══ Raw data

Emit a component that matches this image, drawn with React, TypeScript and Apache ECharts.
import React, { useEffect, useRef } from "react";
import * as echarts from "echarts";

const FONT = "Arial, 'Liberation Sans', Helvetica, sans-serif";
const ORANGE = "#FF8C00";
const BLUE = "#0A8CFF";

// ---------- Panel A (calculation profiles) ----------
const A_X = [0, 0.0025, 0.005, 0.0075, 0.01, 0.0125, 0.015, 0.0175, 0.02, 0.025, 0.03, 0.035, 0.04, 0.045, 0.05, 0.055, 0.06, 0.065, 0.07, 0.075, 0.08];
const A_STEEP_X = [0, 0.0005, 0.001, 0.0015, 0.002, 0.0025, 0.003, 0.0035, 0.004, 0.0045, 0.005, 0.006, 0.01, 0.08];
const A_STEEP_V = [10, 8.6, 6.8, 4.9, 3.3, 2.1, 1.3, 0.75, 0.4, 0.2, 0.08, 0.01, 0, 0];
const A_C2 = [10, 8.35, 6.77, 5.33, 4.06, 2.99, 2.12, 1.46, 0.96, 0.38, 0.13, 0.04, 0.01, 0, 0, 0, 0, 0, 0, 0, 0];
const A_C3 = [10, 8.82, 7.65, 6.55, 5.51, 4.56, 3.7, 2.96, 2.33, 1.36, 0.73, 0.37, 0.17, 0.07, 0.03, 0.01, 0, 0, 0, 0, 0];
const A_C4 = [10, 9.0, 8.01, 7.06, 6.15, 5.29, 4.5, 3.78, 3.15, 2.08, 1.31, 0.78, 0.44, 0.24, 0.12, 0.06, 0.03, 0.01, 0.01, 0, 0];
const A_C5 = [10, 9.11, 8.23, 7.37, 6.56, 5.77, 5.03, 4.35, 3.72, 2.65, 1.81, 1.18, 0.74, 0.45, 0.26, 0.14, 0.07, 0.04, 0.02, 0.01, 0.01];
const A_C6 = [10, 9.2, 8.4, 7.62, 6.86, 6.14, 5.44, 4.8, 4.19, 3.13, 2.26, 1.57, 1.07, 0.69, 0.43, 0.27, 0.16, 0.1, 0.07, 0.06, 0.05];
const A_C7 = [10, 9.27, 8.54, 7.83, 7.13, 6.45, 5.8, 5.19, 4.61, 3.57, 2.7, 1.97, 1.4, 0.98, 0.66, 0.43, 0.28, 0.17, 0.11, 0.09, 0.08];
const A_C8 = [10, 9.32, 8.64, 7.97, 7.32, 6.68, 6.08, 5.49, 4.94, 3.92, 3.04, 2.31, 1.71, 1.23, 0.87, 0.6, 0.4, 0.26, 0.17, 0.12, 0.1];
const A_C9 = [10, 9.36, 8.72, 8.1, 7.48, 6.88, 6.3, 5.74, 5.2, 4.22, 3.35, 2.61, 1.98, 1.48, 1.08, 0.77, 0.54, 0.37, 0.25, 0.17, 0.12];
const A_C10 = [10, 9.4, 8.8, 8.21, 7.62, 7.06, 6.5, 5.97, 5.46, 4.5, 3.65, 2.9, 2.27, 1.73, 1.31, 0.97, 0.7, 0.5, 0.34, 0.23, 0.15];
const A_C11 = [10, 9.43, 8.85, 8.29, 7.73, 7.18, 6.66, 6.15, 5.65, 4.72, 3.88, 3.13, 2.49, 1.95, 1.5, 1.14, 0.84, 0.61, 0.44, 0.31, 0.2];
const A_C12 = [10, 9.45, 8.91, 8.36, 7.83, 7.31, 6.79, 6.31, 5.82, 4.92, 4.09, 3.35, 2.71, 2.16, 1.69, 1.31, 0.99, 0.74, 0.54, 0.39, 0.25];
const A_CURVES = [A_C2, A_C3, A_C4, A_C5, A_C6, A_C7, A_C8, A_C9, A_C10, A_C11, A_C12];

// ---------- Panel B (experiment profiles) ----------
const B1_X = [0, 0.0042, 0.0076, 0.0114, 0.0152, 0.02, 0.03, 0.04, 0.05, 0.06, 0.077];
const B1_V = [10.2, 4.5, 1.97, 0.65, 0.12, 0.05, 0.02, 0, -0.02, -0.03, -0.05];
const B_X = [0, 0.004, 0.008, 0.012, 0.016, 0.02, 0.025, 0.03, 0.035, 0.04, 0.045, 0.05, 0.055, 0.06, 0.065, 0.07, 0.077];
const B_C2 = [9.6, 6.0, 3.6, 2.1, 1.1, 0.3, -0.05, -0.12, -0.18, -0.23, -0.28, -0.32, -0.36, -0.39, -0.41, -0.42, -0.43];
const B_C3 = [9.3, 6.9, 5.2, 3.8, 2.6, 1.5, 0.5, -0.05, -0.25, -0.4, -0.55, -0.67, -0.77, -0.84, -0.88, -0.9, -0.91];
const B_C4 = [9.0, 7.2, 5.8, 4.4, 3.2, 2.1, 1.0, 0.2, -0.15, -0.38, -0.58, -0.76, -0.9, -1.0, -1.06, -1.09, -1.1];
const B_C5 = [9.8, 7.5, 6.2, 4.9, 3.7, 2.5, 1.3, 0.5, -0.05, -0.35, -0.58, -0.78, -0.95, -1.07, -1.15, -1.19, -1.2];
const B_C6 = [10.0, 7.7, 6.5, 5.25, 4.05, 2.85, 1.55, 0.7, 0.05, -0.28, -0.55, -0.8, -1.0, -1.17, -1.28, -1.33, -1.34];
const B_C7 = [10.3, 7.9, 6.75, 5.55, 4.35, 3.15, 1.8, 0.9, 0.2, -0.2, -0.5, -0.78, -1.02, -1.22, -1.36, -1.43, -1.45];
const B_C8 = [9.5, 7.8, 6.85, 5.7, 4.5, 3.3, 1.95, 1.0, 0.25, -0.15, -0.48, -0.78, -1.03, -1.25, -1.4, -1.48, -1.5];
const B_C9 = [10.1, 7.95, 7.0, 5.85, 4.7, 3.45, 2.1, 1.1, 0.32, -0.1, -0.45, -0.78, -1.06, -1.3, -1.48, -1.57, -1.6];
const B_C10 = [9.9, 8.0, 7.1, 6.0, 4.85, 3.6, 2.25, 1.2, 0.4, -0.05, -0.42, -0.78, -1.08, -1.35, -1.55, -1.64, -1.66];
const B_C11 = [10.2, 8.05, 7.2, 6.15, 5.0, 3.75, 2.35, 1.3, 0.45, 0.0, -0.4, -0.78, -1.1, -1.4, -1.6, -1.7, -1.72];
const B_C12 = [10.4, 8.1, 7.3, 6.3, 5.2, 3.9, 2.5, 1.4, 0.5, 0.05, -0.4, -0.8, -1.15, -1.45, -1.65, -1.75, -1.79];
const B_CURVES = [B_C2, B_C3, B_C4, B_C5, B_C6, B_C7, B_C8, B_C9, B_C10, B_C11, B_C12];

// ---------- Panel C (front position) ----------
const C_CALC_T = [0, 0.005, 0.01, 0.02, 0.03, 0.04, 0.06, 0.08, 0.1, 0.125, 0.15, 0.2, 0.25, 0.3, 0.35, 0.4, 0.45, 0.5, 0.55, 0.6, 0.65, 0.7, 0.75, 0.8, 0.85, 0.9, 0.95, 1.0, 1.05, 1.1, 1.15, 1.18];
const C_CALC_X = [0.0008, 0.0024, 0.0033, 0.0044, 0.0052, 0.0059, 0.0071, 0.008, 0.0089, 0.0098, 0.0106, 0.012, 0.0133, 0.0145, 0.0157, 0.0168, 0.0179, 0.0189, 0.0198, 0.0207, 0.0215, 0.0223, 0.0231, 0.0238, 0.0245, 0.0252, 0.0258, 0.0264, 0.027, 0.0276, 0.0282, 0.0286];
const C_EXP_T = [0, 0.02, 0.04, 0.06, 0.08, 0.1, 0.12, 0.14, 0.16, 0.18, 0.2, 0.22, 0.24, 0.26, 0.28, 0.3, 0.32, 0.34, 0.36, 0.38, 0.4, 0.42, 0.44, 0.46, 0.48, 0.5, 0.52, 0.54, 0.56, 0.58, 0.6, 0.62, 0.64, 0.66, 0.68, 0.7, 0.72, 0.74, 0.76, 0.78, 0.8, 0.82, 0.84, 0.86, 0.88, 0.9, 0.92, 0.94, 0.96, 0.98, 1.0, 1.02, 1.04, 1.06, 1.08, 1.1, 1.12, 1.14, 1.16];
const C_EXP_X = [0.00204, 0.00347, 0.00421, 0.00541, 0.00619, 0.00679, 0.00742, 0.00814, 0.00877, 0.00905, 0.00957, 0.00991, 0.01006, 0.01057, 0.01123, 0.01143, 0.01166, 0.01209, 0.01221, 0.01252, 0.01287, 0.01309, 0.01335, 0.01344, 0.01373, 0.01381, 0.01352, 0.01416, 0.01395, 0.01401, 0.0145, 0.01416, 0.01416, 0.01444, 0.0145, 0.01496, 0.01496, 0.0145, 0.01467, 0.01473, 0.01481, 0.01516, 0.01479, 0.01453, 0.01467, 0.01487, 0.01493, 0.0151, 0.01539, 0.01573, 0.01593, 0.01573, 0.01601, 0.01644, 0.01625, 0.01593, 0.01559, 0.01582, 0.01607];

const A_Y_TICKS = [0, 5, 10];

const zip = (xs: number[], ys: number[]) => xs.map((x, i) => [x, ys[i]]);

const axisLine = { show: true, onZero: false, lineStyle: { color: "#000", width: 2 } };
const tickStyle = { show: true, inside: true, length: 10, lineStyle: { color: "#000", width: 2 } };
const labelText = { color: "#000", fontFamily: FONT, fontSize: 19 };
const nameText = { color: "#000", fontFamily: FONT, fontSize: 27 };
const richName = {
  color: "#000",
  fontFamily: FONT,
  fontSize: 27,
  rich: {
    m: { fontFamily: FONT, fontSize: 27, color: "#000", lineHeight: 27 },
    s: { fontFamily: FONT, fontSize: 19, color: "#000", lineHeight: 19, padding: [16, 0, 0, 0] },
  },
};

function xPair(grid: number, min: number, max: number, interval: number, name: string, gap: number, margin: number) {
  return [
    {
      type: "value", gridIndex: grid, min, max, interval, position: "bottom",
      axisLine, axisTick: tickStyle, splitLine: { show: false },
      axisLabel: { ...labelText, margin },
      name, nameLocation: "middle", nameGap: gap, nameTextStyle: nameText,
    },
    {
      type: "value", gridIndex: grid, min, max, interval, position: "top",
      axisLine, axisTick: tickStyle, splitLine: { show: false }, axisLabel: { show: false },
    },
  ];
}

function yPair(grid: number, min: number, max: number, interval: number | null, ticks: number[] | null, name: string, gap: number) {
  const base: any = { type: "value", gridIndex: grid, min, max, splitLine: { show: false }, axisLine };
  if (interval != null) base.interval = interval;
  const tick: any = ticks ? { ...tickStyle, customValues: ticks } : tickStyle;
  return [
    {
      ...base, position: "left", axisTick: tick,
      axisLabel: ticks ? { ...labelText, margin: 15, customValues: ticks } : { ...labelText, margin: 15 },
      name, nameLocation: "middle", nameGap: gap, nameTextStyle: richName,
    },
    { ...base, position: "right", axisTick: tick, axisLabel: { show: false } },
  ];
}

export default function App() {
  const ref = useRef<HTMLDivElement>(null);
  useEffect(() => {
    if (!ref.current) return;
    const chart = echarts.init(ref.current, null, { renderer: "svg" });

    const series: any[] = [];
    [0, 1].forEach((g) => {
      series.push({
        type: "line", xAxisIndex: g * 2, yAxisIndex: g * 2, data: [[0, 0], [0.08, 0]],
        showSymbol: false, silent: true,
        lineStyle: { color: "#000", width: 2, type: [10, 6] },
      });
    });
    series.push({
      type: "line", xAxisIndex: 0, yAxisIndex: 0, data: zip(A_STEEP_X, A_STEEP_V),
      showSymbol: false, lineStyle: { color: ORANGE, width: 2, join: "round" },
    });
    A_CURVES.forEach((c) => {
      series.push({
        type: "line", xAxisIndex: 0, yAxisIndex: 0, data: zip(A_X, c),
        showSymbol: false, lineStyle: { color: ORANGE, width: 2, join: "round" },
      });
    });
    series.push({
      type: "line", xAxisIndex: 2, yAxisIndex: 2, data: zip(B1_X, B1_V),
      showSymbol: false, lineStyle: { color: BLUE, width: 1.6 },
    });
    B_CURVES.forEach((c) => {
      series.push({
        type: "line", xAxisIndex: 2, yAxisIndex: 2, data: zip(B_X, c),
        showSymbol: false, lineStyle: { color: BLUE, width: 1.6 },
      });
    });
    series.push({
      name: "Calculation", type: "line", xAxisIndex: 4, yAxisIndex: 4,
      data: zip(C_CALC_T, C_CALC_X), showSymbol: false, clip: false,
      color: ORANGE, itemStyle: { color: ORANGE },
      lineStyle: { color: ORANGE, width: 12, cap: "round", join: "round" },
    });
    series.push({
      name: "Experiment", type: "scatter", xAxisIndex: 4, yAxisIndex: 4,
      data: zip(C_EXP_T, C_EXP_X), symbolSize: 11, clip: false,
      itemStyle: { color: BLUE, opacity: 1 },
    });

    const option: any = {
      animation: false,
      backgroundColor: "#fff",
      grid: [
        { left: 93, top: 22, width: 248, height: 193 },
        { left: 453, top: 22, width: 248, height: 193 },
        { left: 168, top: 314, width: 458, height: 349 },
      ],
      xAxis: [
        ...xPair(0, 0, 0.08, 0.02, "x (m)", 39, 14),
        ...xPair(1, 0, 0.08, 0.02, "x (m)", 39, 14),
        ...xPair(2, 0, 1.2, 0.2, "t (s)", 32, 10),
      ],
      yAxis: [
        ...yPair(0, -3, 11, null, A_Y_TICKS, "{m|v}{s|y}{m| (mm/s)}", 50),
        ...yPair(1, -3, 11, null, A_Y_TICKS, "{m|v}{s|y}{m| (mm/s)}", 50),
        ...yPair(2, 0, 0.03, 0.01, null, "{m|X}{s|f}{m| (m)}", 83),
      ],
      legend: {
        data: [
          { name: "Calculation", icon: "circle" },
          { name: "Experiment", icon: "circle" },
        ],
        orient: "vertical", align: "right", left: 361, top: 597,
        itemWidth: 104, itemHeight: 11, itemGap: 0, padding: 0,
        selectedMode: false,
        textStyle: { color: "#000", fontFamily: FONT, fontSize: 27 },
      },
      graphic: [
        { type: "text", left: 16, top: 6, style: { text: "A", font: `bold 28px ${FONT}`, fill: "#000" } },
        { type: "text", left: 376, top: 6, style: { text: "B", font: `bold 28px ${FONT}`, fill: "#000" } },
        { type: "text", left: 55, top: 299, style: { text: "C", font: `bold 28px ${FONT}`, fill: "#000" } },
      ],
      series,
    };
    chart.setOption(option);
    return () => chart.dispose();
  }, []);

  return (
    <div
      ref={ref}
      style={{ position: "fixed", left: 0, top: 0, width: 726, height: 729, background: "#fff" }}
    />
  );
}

════

● **What you will do**: Show every line from the listing above in which the string "React" appears.

● **Output of the task**:
Emit a component that matches this image, drawn with React, TypeScript and Apache ECharts.
import React, { useEffect, useRef } from "react";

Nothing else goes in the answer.